>> BEGIN

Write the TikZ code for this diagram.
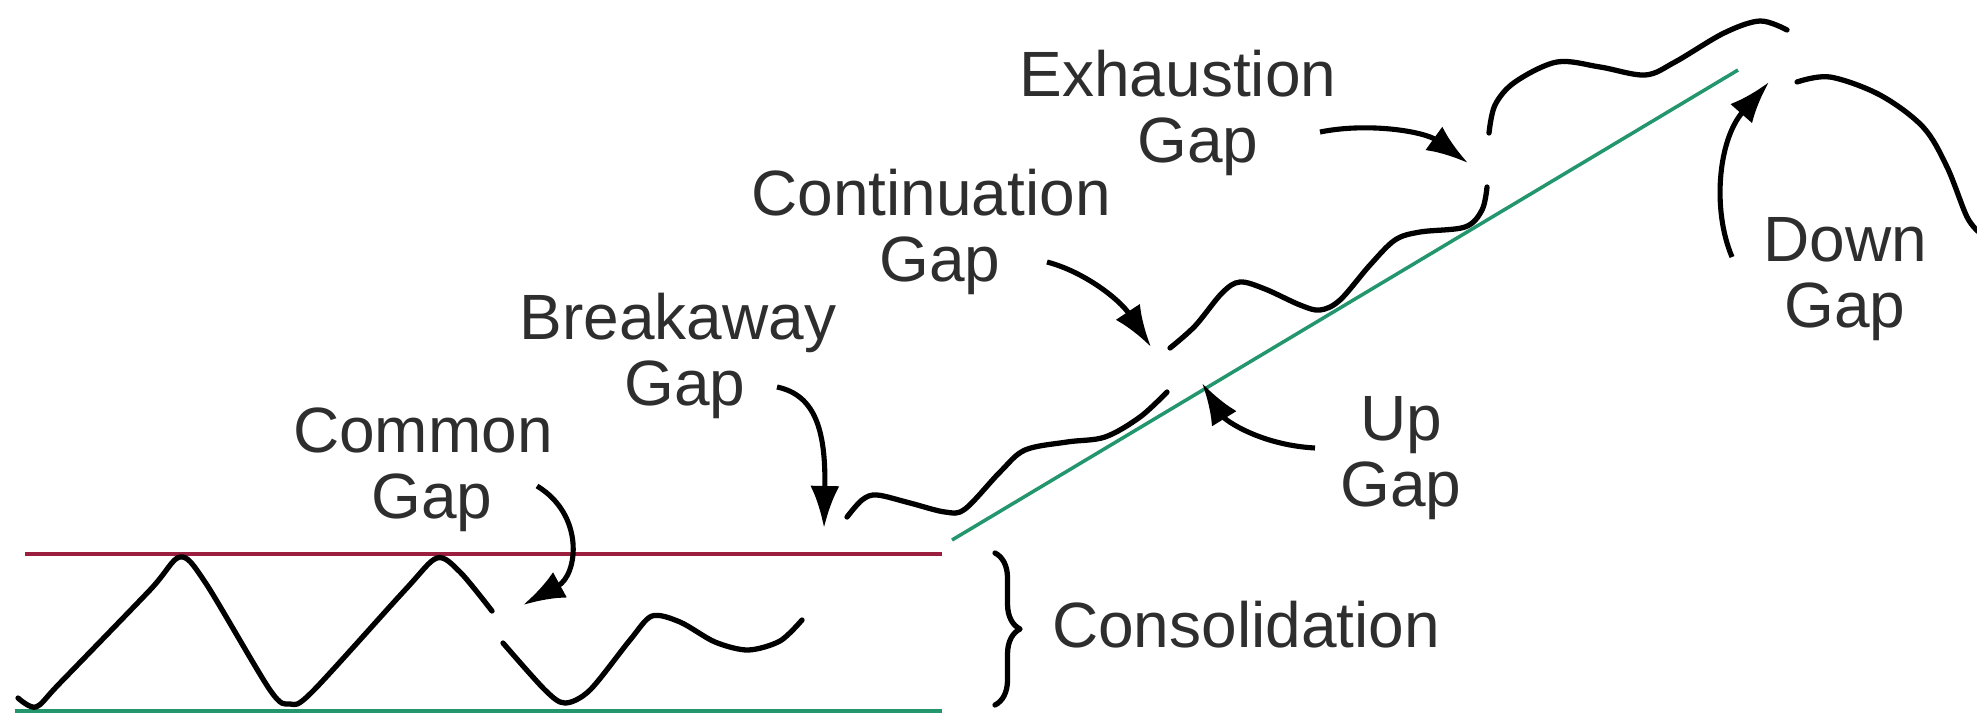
\documentclass[tikz,border=0pt]{standalone}
\usepackage{fontspec}
\setmainfont{Liberation Sans}
\usetikzlibrary{arrows.meta,decorations.pathreplacing}
\definecolor{resist}{RGB}{155,30,62}
\definecolor{support}{RGB}{35,150,110}
\begin{document}
\begin{tikzpicture}[x=0.01cm,y=-0.01cm,
  price/.style={line width=1.5pt,line cap=round,line join=round},
  gaparrow/.style={line width=1.45pt,-{Latex[length=0.42cm,width=0.29cm]}},
  lbl/.style={font=\fontsize{18.2}{18.7}\selectfont,align=center,inner sep=0pt,text=black!82},
  level/.style={line width=1pt}]
\useasboundingbox (0,0) rectangle (1977,715);

% support / resistance lines
\coordinate (rL) at (25,554);  \coordinate (rR) at (942,554);
\coordinate (sL) at (15,711);  \coordinate (sR) at (942,711);
\coordinate (tL) at (952,540); \coordinate (tR) at (1738,70);
\draw[level,resist] (rL) -- (rR);
\draw[level,support] (sL) -- (sR);
\draw[level,support] (tL) -- (tR);

% price path segments
\draw[price] plot[smooth,tension=0.5] coordinates {(18,698) (36,707) (60,683) (150,590) (180,557) (205,582) (270,690) (290,704) (312,692) (405,590) (437,558) (460,572) (492,611)};
\draw[price] plot[smooth,tension=0.5] coordinates {(503,643) (545,690) (565,703) (590,690) (630,640) (652,616) (680,622) (715,642) (748,650) (780,641) (802,620)};
\draw[price] plot[smooth,tension=0.55] coordinates {(847,517) (862,500) (877,495) (910,503) (945,512) (965,509) (1000,472) (1025,450) (1067,442) (1105,437) (1140,417) (1167,392)};
\draw[price] plot[smooth,tension=0.55] coordinates {(1170,348) (1195,326) (1222,293) (1240,282) (1265,289) (1300,305) (1320,310) (1340,300) (1370,265) (1395,240) (1420,232) (1465,227) (1482,210) (1487,187)};
\draw[price] plot[smooth,tension=0.55] coordinates {(1489,133) (1495,105) (1515,82) (1557,62) (1600,67) (1645,75) (1675,62) (1724,33) (1760,21) (1787,30)};
\draw[price] plot[smooth,tension=0.55] coordinates {(1797,82) (1830,77) (1880,95) (1923,127) (1947,167) (1967,217) (1980,233)};

% brace
\coordinate (bT) at (995,553); \coordinate (bB) at (995,705);
\draw[price,decorate,decoration={brace,amplitude=0.25cm}] (bT) -- (bB);

% labels
\node[lbl] (common) at (423,470) {Common\\\hspace*{0.18cm}Gap};
\node[lbl] (breakaway) at (678,356) {Breakaway\\\hspace*{0.14cm}Gap};
\node[lbl] (continuation) at (931,232) {Continuation\\\hspace*{0.18cm}Gap};
\node[lbl] (exhaustion) at (1178,113) {Exhaustion\\\hspace*{0.4cm}Gap};
\node[lbl] (up) at (1401,458) {Up\\Gap};
\node[lbl] (down) at (1845,279) {Down\\Gap};
\node[lbl] (consol) at (1246,625) {Consolidation};

% arrows
\coordinate (cgS) at (537,486);  \coordinate (cgT) at (523,605);
\coordinate (bgS) at (777,387);  \coordinate (bgT) at (824,528);
\coordinate (ngS) at (1047,262); \coordinate (ngT) at (1151,347);
\coordinate (egS) at (1320,132); \coordinate (egT) at (1468,163);
\coordinate (ugS) at (1315,448); \coordinate (ugT) at (1202,383);
\coordinate (dgS) at (1732,257); \coordinate (dgT) at (1769,82);
\draw[gaparrow] (cgS) .. controls (585,515) and (578,575) .. (cgT);
\draw[gaparrow] (bgS) .. controls (815,395) and (826,430) .. (bgT);
\draw[gaparrow] (ngS) .. controls (1085,272) and (1120,300) .. (ngT);
\draw[gaparrow] (egS) .. controls (1370,122) and (1425,132) .. (egT);
\draw[gaparrow] (ugS) .. controls (1260,445) and (1225,420) .. (ugT);
\draw[gaparrow] (dgS) .. controls (1712,210) and (1718,140) .. (dgT);
\end{tikzpicture}
\end{document}
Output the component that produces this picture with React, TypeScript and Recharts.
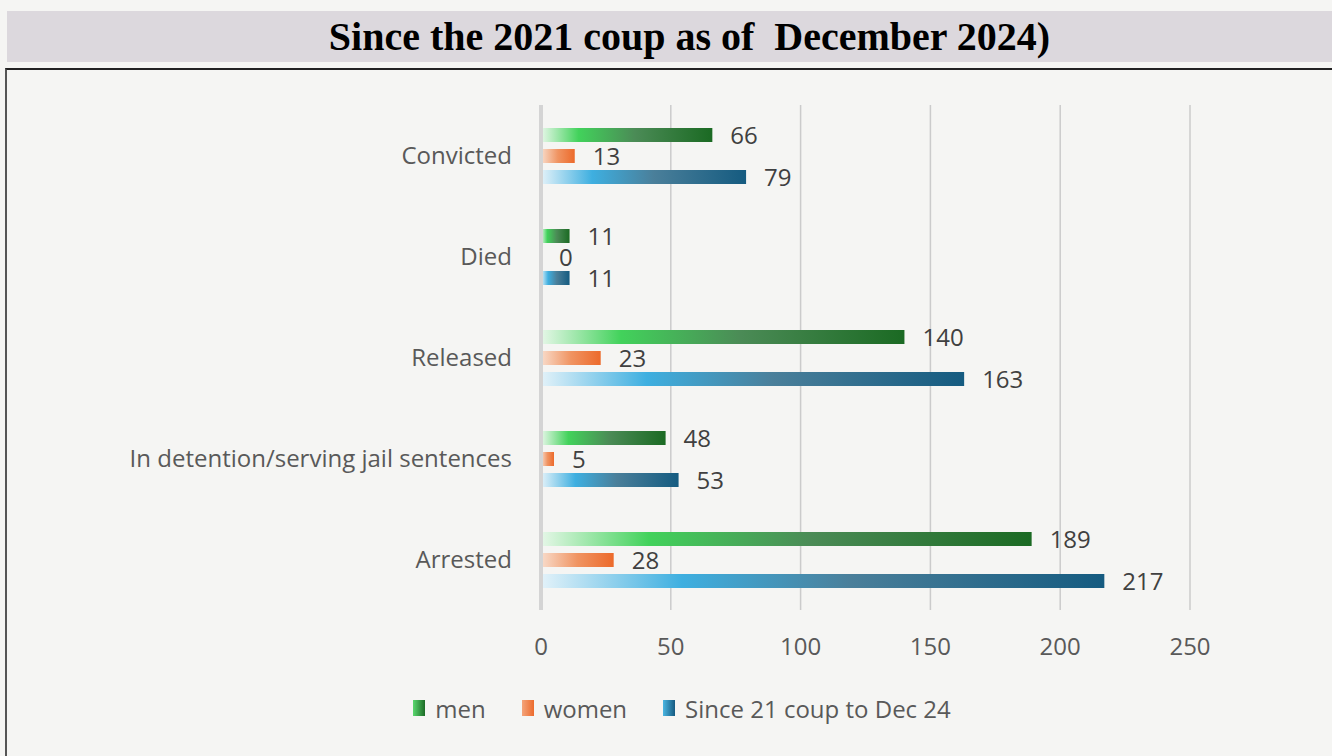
import React from "react";
import {
  BarChart,
  Bar,
  XAxis,
  YAxis,
  CartesianGrid,
  Legend,
  LabelList,
  ReferenceLine,
} from "recharts";

const categories = [
  "Convicted",
  "Died",
  "Released",
  "In detention/serving jail sentences",
  "Arrested",
];
const men = [66, 11, 140, 48, 189];
const women = [13, 0, 23, 5, 28];
const total = [79, 11, 163, 53, 217];
const xTicks = [0, 50, 100, 150, 200, 250];
const seriesNames = ["men", "women", "Since 21 coup to Dec 24"];

const data = categories.map((c, i) => ({
  name: c,
  men: men[i],
  women: women[i],
  total: total[i],
}));

const FONT = "'Open Sans', 'Noto Sans', sans-serif";

const legendItems = [
  { label: seriesNames[0], bg: "linear-gradient(to right, #5ad86e, #1c6b26)" },
  { label: seriesNames[1], bg: "linear-gradient(to right, #f4a47a, #ec6b2d)" },
  { label: seriesNames[2], bg: "linear-gradient(to right, #4ab6e2, #165a80)" },
];

const renderLegend = () => (
  <div
    style={{
      display: "flex",
      justifyContent: "center",
      alignItems: "center",
      height: 30,
      paddingLeft: 32,
      fontFamily: FONT,
      fontSize: 24,
      color: "#595959",
    }}
  >
    {legendItems.map((it, i) => (
      <div
        key={i}
        style={{
          display: "flex",
          alignItems: "center",
          marginRight: i < legendItems.length - 1 ? 36 : 0,
        }}
      >
        <div style={{ width: 12, height: 16, background: it.bg, marginRight: 10 }} />
        <span>{it.label}</span>
      </div>
    ))}
  </div>
);

export default function App() {
  return (
    <div
      style={{
        position: "fixed",
        left: 0,
        top: 0,
        width: 1332,
        height: 756,
        background: "#f5f5f3",
        overflow: "hidden",
      }}
    >
      <div
        style={{
          position: "absolute",
          left: 7,
          top: 11,
          width: 1325,
          height: 51,
          background: "#dcd8dd",
          display: "flex",
          alignItems: "center",
          justifyContent: "center",
        }}
      >
        <span
          style={{
            fontFamily: "'Liberation Serif', 'Times New Roman', serif",
            fontWeight: "bold",
            fontSize: 40,
            color: "#000",
            whiteSpace: "pre",
            marginLeft: 40,
          }}
        >
          {"Since the 2021 coup as of  December 2024)"}
        </span>
      </div>
      <div
        style={{
          position: "absolute",
          left: 5,
          top: 68,
          width: 1340,
          height: 700,
          borderTop: "2px solid #222",
          borderLeft: "2px solid #555",
        }}
      />
      <div style={{ position: "absolute", left: 0, top: 0 }}>
        <BarChart
          width={1332}
          height={756}
          data={data}
          layout="vertical"
          margin={{ top: 105, right: 142, bottom: 56, left: 0 }}
          barSize={14}
          barGap={7}
        >
          <defs>
            <linearGradient id="gMen" x1="0" y1="0" x2="1" y2="0">
              <stop offset="0%" stopColor="#e6f7e8" />
              <stop offset="22%" stopColor="#42d25b" />
              <stop offset="55%" stopColor="#4b8b56" />
              <stop offset="100%" stopColor="#1b6a23" />
            </linearGradient>
            <linearGradient id="gWomen" x1="0" y1="0" x2="1" y2="0">
              <stop offset="0%" stopColor="#f8dccb" />
              <stop offset="50%" stopColor="#f09462" />
              <stop offset="100%" stopColor="#ec6a2b" />
            </linearGradient>
            <linearGradient id="gTotal" x1="0" y1="0" x2="1" y2="0">
              <stop offset="0%" stopColor="#e3f2f9" />
              <stop offset="25%" stopColor="#3eafe0" />
              <stop offset="55%" stopColor="#4a7f9a" />
              <stop offset="100%" stopColor="#155b80" />
            </linearGradient>
          </defs>
          <CartesianGrid horizontal={false} vertical={true} stroke="#cbcbcb" strokeWidth={1.5} />
          <XAxis
            type="number"
            domain={[0, 250]}
            ticks={xTicks}
            axisLine={false}
            tickLine={false}
            tickSize={0}
            tickMargin={28}
            height={60}
            tick={{ fill: "#595959", fontSize: 24, fontFamily: FONT }}
            interval={0}
          />
          <YAxis
            type="category"
            dataKey="name"
            width={541}
            axisLine={false}
            tickLine={false}
            tickSize={0}
            tickMargin={29}
            tick={{ fill: "#595959", fontSize: 24, fontFamily: FONT }}
            interval={0}
          />
          <ReferenceLine x={0} stroke="#d4d4d4" strokeWidth={4} />
          <Bar dataKey="men" name={seriesNames[0]} fill="url(#gMen)" isAnimationActive={false}>
            <LabelList dataKey="men" position="right" offset={18} fill="#404040" fontSize={24} fontFamily={FONT} />
          </Bar>
          <Bar dataKey="women" name={seriesNames[1]} fill="url(#gWomen)" minPointSize={0.01} isAnimationActive={false}>
            <LabelList dataKey="women" position="right" offset={18} fill="#404040" fontSize={24} fontFamily={FONT} />
          </Bar>
          <Bar dataKey="total" name={seriesNames[2]} fill="url(#gTotal)" isAnimationActive={false}>
            <LabelList dataKey="total" position="right" offset={18} fill="#404040" fontSize={24} fontFamily={FONT} />
          </Bar>
          <Legend
            verticalAlign="bottom"
            content={renderLegend}
            wrapperStyle={{ bottom: 33, left: 0, width: 1332, height: 30 }}
          />
        </BarChart>
      </div>
    </div>
  );
}
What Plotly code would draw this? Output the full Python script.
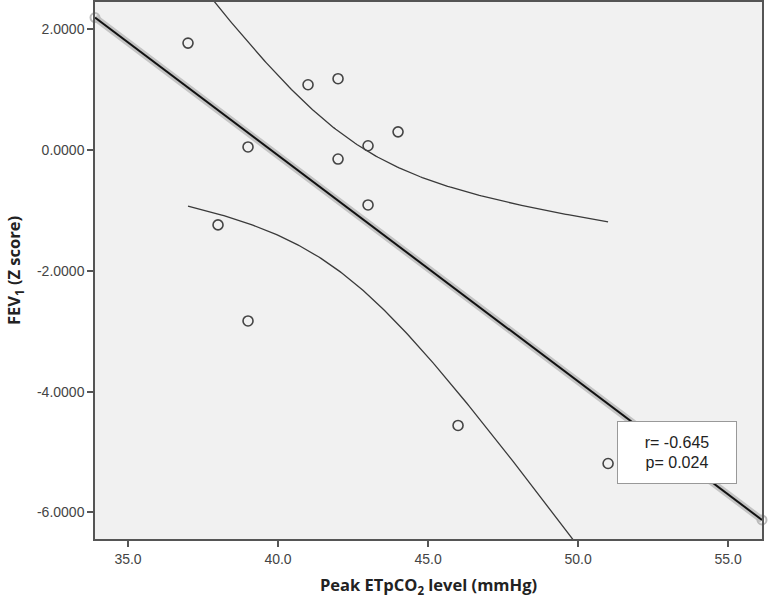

>> END

▶ _SHORT PROBLEM_:
Take every line above carrying "this" and return it.

▶ _EXERCISE RESPONSE_:
Write the TikZ code for this diagram.
Output the component that produces this picture with React, TypeScript and Recharts.
What Plotly code would draw this? Output the full Python script.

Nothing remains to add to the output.